The difference with RefCell is that it will panic if you try to have multiple mutable references to the same value, or just a "readonly" reference when one mutable reference exists. However, I don't think shallow_clone validates that. Maybe making the function unsafe would better communicate that it's the caller responsability to ensure that multiple tensors will not mutate the same data.
From the same link:
unsafe only means that avoiding undefined behavior is on the programmer; it does not change anything about the fact that Rust programs must never cause undefined behavior.
That’s my point though—as far as I’m aware, the data in a Tensor is not reachable through a shared reference or owned by an immutable binding. It’s only reachable through a raw pointer, which is not subject to those rules.

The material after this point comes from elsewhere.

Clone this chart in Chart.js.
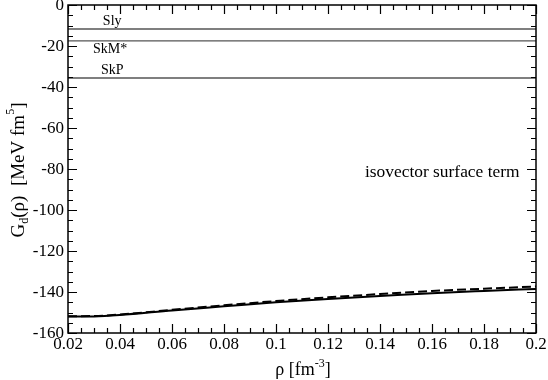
<!DOCTYPE html>
<html>
<head>
<meta charset="utf-8">
<script src="https://cdn.jsdelivr.net/npm/chart.js@4"></script>
<style>
html,body{margin:0;padding:0;background:#fff;}
#wrap{width:548px;height:380px;}
</style>
</head>
<body>
<div id="wrap"><canvas id="c" width="548" height="380"></canvas></div>
<script>
// ---- data ----
const rho = [0.02, 0.03, 0.04, 0.06, 0.08, 0.10, 0.12, 0.14, 0.16, 0.18, 0.20];
const solidG = [-152.0, -151.9, -151.2, -149.0, -147.0, -145.0, -143.4, -142.0, -140.6, -139.5, -138.5];
const dashedG = [-151.8, -151.7, -151.0, -148.7, -146.5, -144.4, -142.6, -141.0, -139.5, -138.4, -137.3];
const forceNames = ["Sly", "SkM*", "SkP"];
const forceValues = [-11.7, -17.5, -35.6];
const xRange = [0.02, 0.2];
const yRange = [-160, 0];
const xStep = 0.02, yStep = 20;
const annotation = "isovector surface term";

const FONT = "'Liberation Serif','DejaVu Serif',serif";

const datasets = [];
forceValues.forEach((v, i) => {
  datasets.push({
    label: forceNames[i],
    data: xRange.map(x => ({x: x, y: v})),
    borderColor: '#555',
    borderWidth: 1.3,
    pointRadius: 0,
    tension: 0
  });
});
datasets.push({
  label: 'solid',
  data: rho.map((x, i) => ({x: x, y: solidG[i]})),
  borderColor: '#000',
  borderWidth: 2,
  pointRadius: 0,
  cubicInterpolationMode: 'monotone'
});
datasets.push({
  label: 'dashed',
  data: rho.map((x, i) => ({x: x, y: dashedG[i]})),
  borderColor: '#000',
  borderWidth: 2,
  borderDash: [9, 4],
  pointRadius: 0,
  cubicInterpolationMode: 'monotone'
});

function fmt(v) { return String(Number(v.toFixed(4))); }

const framePlugin = {
  id: 'frame',
  afterDatasetsDraw(chart) {
    const ctx = chart.ctx;
    const xs = chart.scales.x, ys = chart.scales.y;
    const a = chart.chartArea;
    ctx.save();
    ctx.strokeStyle = '#000';
    ctx.lineWidth = 1.5;
    ctx.strokeRect(a.left, a.top, a.right - a.left, a.bottom - a.top);
    ctx.lineWidth = 1.2;
    const xMinor = xStep / 4;
    const nX = Math.round((xs.max - xs.min) / xMinor);
    for (let k = 0; k <= nX; k++) {
      const v = xs.min + k * xMinor;
      const px = Math.round(xs.getPixelForValue(v)) + 0.5;
      const len = (k % 4 === 0) ? 9 : 5;
      ctx.beginPath();
      ctx.moveTo(px, a.bottom); ctx.lineTo(px, a.bottom - len);
      ctx.moveTo(px, a.top); ctx.lineTo(px, a.top + len);
      ctx.stroke();
    }
    const yMinor = yStep / 4;
    const nY = Math.round((ys.max - ys.min) / yMinor);
    for (let k = 0; k <= nY; k++) {
      const v = ys.min + k * yMinor;
      const py = Math.round(ys.getPixelForValue(v)) + 0.5;
      const len = (k % 4 === 0) ? 9 : 5;
      ctx.beginPath();
      ctx.moveTo(a.left, py); ctx.lineTo(a.left + len, py);
      ctx.moveTo(a.right, py); ctx.lineTo(a.right - len, py);
      ctx.stroke();
    }
    ctx.fillStyle = '#000';
    ctx.font = '17px ' + FONT;
    ctx.textAlign = 'center';
    ctx.textBaseline = 'top';
    xs.ticks.forEach(t => {
      ctx.fillText(fmt(t.value), xs.getPixelForValue(t.value), a.bottom + 3);
    });
    ctx.textAlign = 'right';
    ctx.textBaseline = 'middle';
    ys.ticks.forEach(t => {
      ctx.fillText(fmt(t.value), a.left - 4, ys.getPixelForValue(t.value) + 1);
    });
    ctx.font = '14px ' + FONT;
    ctx.textAlign = 'center';
    const lx = xs.getPixelForValue(0.037);
    forceNames.forEach((n, i) => {
      const py = ys.getPixelForValue(forceValues[i]);
      if (n === 'SkM*') {
        ctx.textBaseline = 'top';
        ctx.fillText(n, lx - 2, py + 1);
      } else {
        ctx.textBaseline = 'bottom';
        ctx.fillText(n, lx, py - 1);
      }
    });
    ctx.font = '17.4px ' + FONT;
    ctx.textAlign = 'left';
    ctx.textBaseline = 'middle';
    ctx.fillText(annotation, 365, 172);
    // x title
    ctx.font = '18px ' + FONT;
    ctx.textBaseline = 'alphabetic';
    const xt1 = 'ρ [fm', xt2 = '-3', xt3 = ']';
    const w1 = ctx.measureText(xt1).width;
    ctx.font = '12px ' + FONT;
    const w2 = ctx.measureText(xt2).width;
    ctx.font = '18px ' + FONT;
    const w3 = ctx.measureText(xt3).width;
    let sx = 303 - (w1 + w2 + w3) / 2;
    const by = 375;
    ctx.fillText(xt1, sx, by); sx += w1;
    ctx.font = '12px ' + FONT; ctx.fillText(xt2, sx, by - 8); sx += w2;
    ctx.font = '18px ' + FONT; ctx.fillText(xt3, sx, by);
    // y title
    ctx.translate(24, 170);
    ctx.rotate(-Math.PI / 2);
    const parts = [
      {t: 'G', f: 19, dy: 0},
      {t: 'd', f: 12, dy: 4},
      {t: '(ρ)  [MeV fm', f: 19, dy: 0},
      {t: '5', f: 12, dy: -10},
      {t: ']', f: 19, dy: 0}
    ];
    let tw = 0;
    parts.forEach(p => { ctx.font = p.f + 'px ' + FONT; p.w = ctx.measureText(p.t).width; tw += p.w; });
    let cx = -tw / 2;
    parts.forEach(p => { ctx.font = p.f + 'px ' + FONT; ctx.fillText(p.t, cx, p.dy); cx += p.w; });
    ctx.restore();
  }
};

new Chart(document.getElementById('c'), {
  type: 'line',
  data: {datasets: datasets},
  options: {
    responsive: false,
    animation: false,
    layout: {padding: {left: 68, right: 12, top: 5, bottom: 47}},
    plugins: {legend: {display: false}, tooltip: {enabled: false}},
    scales: {
      x: {
        type: 'linear', min: xRange[0], max: xRange[1],
        ticks: {display: false, stepSize: xStep},
        grid: {display: false, drawTicks: false},
        border: {display: false}
      },
      y: {
        type: 'linear', min: yRange[0], max: yRange[1],
        ticks: {display: false, stepSize: yStep},
        grid: {display: false, drawTicks: false},
        border: {display: false}
      }
    }
  },
  plugins: [framePlugin]
});
</script>
</body>
</html>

https://github.com/LaurentMazare/tch-rs/blob/123c96c88d6f63511e58df7246834b39d89f1ab5/src/wrappers/tensor.rs#L18-L20
If this library were to expose an operation that dereferences this raw pointer and returns a Rust reference, that could be used by safe code to trigger undefined behavior. But I don’t see an operation like that.
(Rc<Cell<T>> is a closer analogy in safe Rust, since there’s no safe way to get a &T out of that.)
Hmm, the Send implementation is suspicious though:
https://github.com/LaurentMazare/tch-rs/blob/123c96c88d6f63511e58df7246834b39d89f1ab5/src/wrappers/tensor.rs#L22
based on this note from an upstream contributor that “Tensors are thread safe to read from multiple threads but they are not threadsafe to write”.
I'm not qualify enough to say with certainty what is or is not undefined behavior, I'm just pointing out that in-place operations can have surprising side effects, especialy when coupled with operations that may or may not return a newly allocated tensor.
I'm also not sure if there is something to do here, LibTorch was not written in Rust and if a view is modified, they may chose to modify the parent tensor as well! I don't see how this could be fixed while still keeping and API as close as possible to the C++ API.
It aims at staying as close as possible to the original C++ api. More idiomatic rust bindings could then be developed on top of this.